◆ SHORT PROBLEM
Print, word for word, the opening line of the data below and every line after it through the line that contains "0.95, 0.0, 0.4]", but not the pictures.

◆ DATA PROVIDED
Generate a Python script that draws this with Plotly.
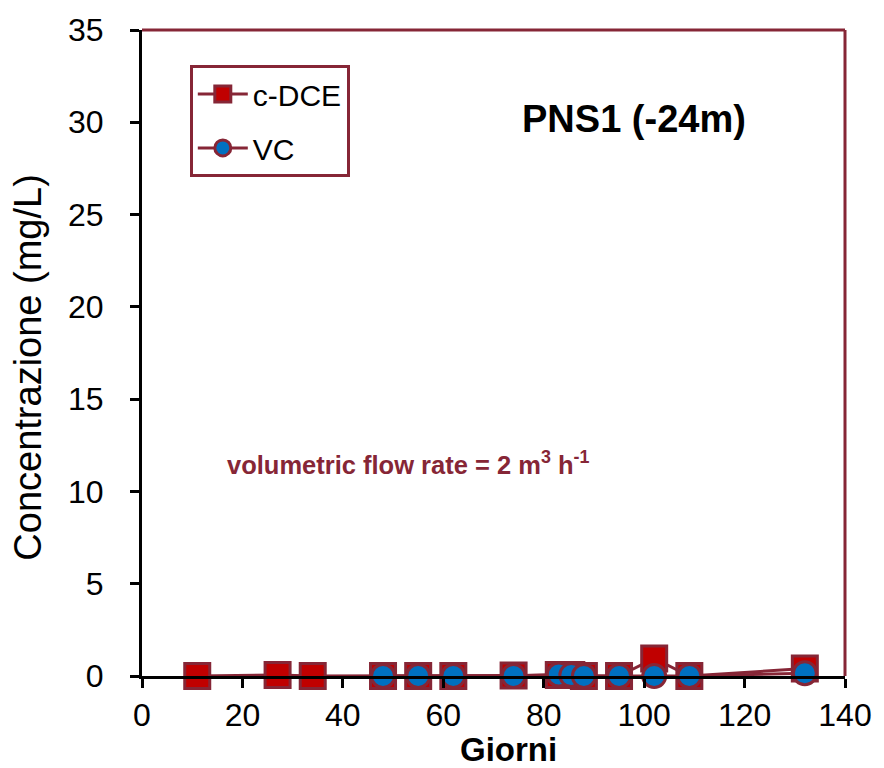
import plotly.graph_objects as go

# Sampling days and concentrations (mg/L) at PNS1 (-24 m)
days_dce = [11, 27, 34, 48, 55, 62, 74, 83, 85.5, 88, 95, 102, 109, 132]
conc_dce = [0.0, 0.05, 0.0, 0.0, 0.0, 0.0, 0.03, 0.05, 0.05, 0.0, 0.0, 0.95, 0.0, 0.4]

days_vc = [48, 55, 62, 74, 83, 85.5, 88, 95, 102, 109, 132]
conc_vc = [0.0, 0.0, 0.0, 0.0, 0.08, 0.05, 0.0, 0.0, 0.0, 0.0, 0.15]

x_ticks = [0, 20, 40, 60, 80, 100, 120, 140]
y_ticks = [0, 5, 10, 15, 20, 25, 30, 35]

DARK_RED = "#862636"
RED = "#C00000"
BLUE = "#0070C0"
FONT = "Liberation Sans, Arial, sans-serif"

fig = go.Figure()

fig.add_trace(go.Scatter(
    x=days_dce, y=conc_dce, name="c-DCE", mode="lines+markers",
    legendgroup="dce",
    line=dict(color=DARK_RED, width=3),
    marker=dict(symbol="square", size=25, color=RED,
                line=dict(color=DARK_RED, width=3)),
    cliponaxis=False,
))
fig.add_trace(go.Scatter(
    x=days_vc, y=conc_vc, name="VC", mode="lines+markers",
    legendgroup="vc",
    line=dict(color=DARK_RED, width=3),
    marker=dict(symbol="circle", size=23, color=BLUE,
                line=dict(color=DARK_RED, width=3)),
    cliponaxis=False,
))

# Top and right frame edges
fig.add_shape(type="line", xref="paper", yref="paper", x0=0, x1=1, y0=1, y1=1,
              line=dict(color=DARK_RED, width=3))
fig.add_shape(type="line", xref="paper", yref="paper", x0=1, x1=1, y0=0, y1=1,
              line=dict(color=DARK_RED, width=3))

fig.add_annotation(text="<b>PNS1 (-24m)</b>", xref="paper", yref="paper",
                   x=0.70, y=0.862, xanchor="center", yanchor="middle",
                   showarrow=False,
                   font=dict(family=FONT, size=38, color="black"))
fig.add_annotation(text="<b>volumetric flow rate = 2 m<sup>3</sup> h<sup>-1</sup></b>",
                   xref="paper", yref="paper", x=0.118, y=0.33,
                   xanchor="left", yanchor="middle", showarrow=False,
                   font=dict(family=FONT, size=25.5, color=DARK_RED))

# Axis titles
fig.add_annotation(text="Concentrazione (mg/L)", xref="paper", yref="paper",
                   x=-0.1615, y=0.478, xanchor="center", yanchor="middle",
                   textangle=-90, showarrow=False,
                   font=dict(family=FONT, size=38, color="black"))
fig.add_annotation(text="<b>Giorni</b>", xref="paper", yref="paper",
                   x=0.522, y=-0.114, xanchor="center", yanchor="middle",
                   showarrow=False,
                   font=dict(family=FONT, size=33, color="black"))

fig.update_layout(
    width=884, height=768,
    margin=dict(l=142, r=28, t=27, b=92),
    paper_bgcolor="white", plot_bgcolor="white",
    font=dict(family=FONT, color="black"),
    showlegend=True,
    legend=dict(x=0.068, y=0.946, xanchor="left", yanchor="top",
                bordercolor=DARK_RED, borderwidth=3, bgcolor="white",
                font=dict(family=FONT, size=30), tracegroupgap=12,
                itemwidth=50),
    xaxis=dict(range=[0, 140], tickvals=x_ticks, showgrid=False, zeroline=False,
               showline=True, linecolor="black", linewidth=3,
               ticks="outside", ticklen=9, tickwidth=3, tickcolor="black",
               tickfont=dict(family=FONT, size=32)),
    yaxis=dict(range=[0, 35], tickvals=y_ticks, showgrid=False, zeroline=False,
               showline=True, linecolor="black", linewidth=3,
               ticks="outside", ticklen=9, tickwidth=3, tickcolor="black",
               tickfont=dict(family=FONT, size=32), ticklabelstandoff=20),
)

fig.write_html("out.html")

◆ RIGHT ANSWER
Generate a Python script that draws this with Plotly.
import plotly.graph_objects as go

# Sampling days and concentrations (mg/L) at PNS1 (-24 m)
days_dce = [11, 27, 34, 48, 55, 62, 74, 83, 85.5, 88, 95, 102, 109, 132]
conc_dce = [0.0, 0.05, 0.0, 0.0, 0.0, 0.0, 0.03, 0.05, 0.05, 0.0, 0.0, 0.95, 0.0, 0.4]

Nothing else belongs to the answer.